The hotel industry has long talked about how to drive revenue in underutilized space. But meeting space has often been left out of those discussions simply because the industry doesn’t look at it is unused space. The truth is that there is so much more opportunity in meeting and event space than hoteliers may realize.
As the hotel industry continues to shift due to the fallout from the COVID pandemic, all eyes should be on meetings and how hoteliers can make the most of these spaces that in the past have almost always been considered secondary to room revenue.
The U.S. meetings industry generates approximately $30 billion, or more than $1 in $5 of total hotel rooms revenue, according to Kalibri Labs. Another $110 billion of revenue comes from ancillary spend such as food and beverage, equipment rental, ground transportation, audiovisual, and other services.
As the industry begins to recover, there’s plenty of untapped potential lying in your meeting and event space. But it’s time for a change in the way we think about how we drive revenue in these venues. The good news is that change can happen when the industry starts applying room revenue management principles to meeting and events spaces.
Meeting spaces hold more value than you think
Hoteliers often don’t think about the standalone value of meeting space. For example, smaller day meetings at hotels are more popular now that many companies have gotten rid of their office space and may need space for their employees to meet occasionally. What if you sold your space for a day meeting of 40 people and used smaller rooms? How much revenue would that drive? What’s the value of that space now?
Optimizing meeting space doesn’t mean just filling the space on as many days as possible. You can do things like divide rooms up to get more attendees on property at the same time, and coordinate meeting schedules based on who is expected to spend the most. Part of this equation is also taking into account food and beverage data. You need to know (if F&B is pre-ordered) or predict (if it’s not pre-ordered) around how much a group is going to spend on F&B so that you can make better calculations.
Diving into new KPIs
It’s certainly not an easy task. Meeting space is complex. There’s churn, and it’s difficult to measure conversion. You’re also dealing with different types and sizes of space, from breakout rooms to ballrooms that can be divided. Then, you have to add in the value of the catering spend.
There are really no key performance indicators for measuring meeting space occupancy. If asked, revenue managers can tell you their daily occupancy and average daily rate off the top of their head. Rarely can they tell you how many attendees are on property for meetings on a given day, let alone what their individual value is.
With that complexity at hand, how do you gauge success when it comes to revenue from meetings and events? The traditional KPI for meeting space is revenue per square foot—but is it the best measurement?
Instead, some have considered a new KPI called “delegate density.” That translates to occupancy for your meeting space, measuring number of delegates versus capacity. You sell by the number of people and price per person.
Often you have a meeting room for 40 people and you’d let 12 people take that space. In a downtime, that’s a fine strategy. However, if you could get another three people in that meeting and you’re charging per-person, you've just earned another 25% in revenue.
Owning the strategy
But all the strategizing doesn’t mean anything if there isn’t someone to own it. One of the biggest reasons meeting space is not valued or understood as it should be is that there aren’t senior people who are held accountable for optimizing the space.

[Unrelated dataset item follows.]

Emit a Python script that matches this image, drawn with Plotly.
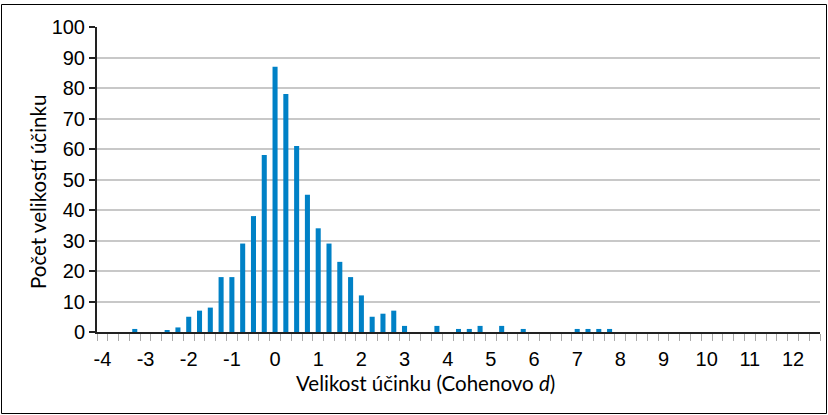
import plotly.graph_objects as go

# Effect size bins (Cohen's d) and counts
effect_size = [-3.25, -2.5, -2.25, -2.0, -1.75, -1.5, -1.25, -1.0, -0.75, -0.5, -0.25,
               0.0, 0.25, 0.5, 0.75, 1.0, 1.25, 1.5, 1.75, 2.0, 2.25, 2.5, 2.75, 3.0,
               3.75, 4.25, 4.5, 4.75, 5.25, 5.75, 7.0, 7.25, 7.5, 7.75]
counts = [1, 0.5, 1.5, 5, 7, 8, 18, 18, 29, 38, 58,
          87, 78, 61, 45, 34, 29, 23, 18, 12, 5, 6, 7, 2,
          2, 1, 1, 2, 2, 1, 1, 1, 1, 1]

x_tick_values = [-4, -3, -2, -1, 0, 1, 2, 3, 4, 5, 6, 7, 8, 9, 10, 11, 12]
x_tick_labels = [str(v) for v in x_tick_values]
y_tick_values = [0, 10, 20, 30, 40, 50, 60, 70, 80, 90, 100]

x_title = "Velikost účinku (Cohenovo <i>d</i>)"
y_title = "Počet velikostí účinku"

W, H = 828, 415
ML, MR, MT, MB = 97, 8, 27, 83
PW, PH = W - ML - MR, H - MT - MB

def px_to_paper_x(p):
    return (p - ML) / PW

def px_to_paper_y(q):
    return (H - MB - q) / PH

tick_font = dict(family="Liberation Sans, Arial, sans-serif", size=20, color="black")
title_font = dict(family="Lato, Open Sans, sans-serif", size=20.5, color="black")

fig = go.Figure()
fig.add_trace(go.Bar(
    x=effect_size, y=counts, width=0.117,
    marker=dict(color="#0081C6", line=dict(width=0)),
    hoverinfo="x+y",
))

fig.update_layout(
    width=W, height=H,
    margin=dict(l=ML, r=MR, t=MT, b=MB, pad=0),
    paper_bgcolor="white", plot_bgcolor="white",
    showlegend=False,
    xaxis=dict(
        range=[-4.125, 12.625],
        tickmode="array", tickvals=x_tick_values, ticktext=x_tick_labels,
        ticks="outside", ticklen=8, tickcolor="rgba(0,0,0,0)",
        tickfont=tick_font,
        showgrid=False, zeroline=False,
        showline=True, linecolor="#222222", linewidth=2,
        minor=dict(ticks="outside", tick0=-4.125, dtick=0.25, ticklen=7,
                   tickcolor="#aaaaaa", tickwidth=1, showgrid=False),
        fixedrange=True,
    ),
    yaxis=dict(
        range=[0, 100],
        tickmode="array", tickvals=y_tick_values,
        ticks="outside", ticklen=6, tickcolor="#222222", tickwidth=1.5,
        tickfont=tick_font,
        showgrid=True, gridcolor="#c8c8c8", gridwidth=1.5,
        zeroline=False,
        showline=True, linecolor="#222222", linewidth=2,
        fixedrange=True,
    ),
    annotations=[
        dict(text=x_title, xref="paper", yref="paper",
             x=px_to_paper_x(425), y=px_to_paper_y(383),
             xanchor="center", yanchor="middle", showarrow=False, font=title_font),
        dict(text=y_title, xref="paper", yref="paper",
             x=px_to_paper_x(38), y=px_to_paper_y(192), textangle=-90,
             xanchor="center", yanchor="middle", showarrow=False, font=title_font),
    ],
    shapes=[
        dict(type="rect", xref="paper", yref="paper",
             x0=px_to_paper_x(1.5), x1=px_to_paper_x(826.5),
             y0=px_to_paper_y(413.5), y1=px_to_paper_y(4.5),
             line=dict(color="black", width=1), fillcolor="rgba(0,0,0,0)",
             layer="below"),
    ],
)

fig.write_html(
    "out.html",
    config={"displayModeBar": False},
    post_script="document.body.style.margin='0px';document.body.style.overflow='hidden';",
)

Of course, that’s a heavy lift for one person alone. Tools have been available to manage rooms revenue for some time now. The industry needs a similar tool for meeting space. The trend for tech companies disrupting the meetings and events space today is all focused on the meeting planner and driving registrations, and very little is focused on making it easier for hoteliers to create a revenue strategy for the meeting space.
A good automated decision-making tool, not just about pricing but about how to best use the meeting space, is what’s really needed.
It’s time to start thinking about the standalone value of meeting space if you want to really maximize revenue to its full potential. Hoteliers have made huge strides in rooms revenue management, but now we need to go the extra mile for meetings and events. Think about who can own the strategy so that one day the most important KPIs for your hotel include an optimized meeting space.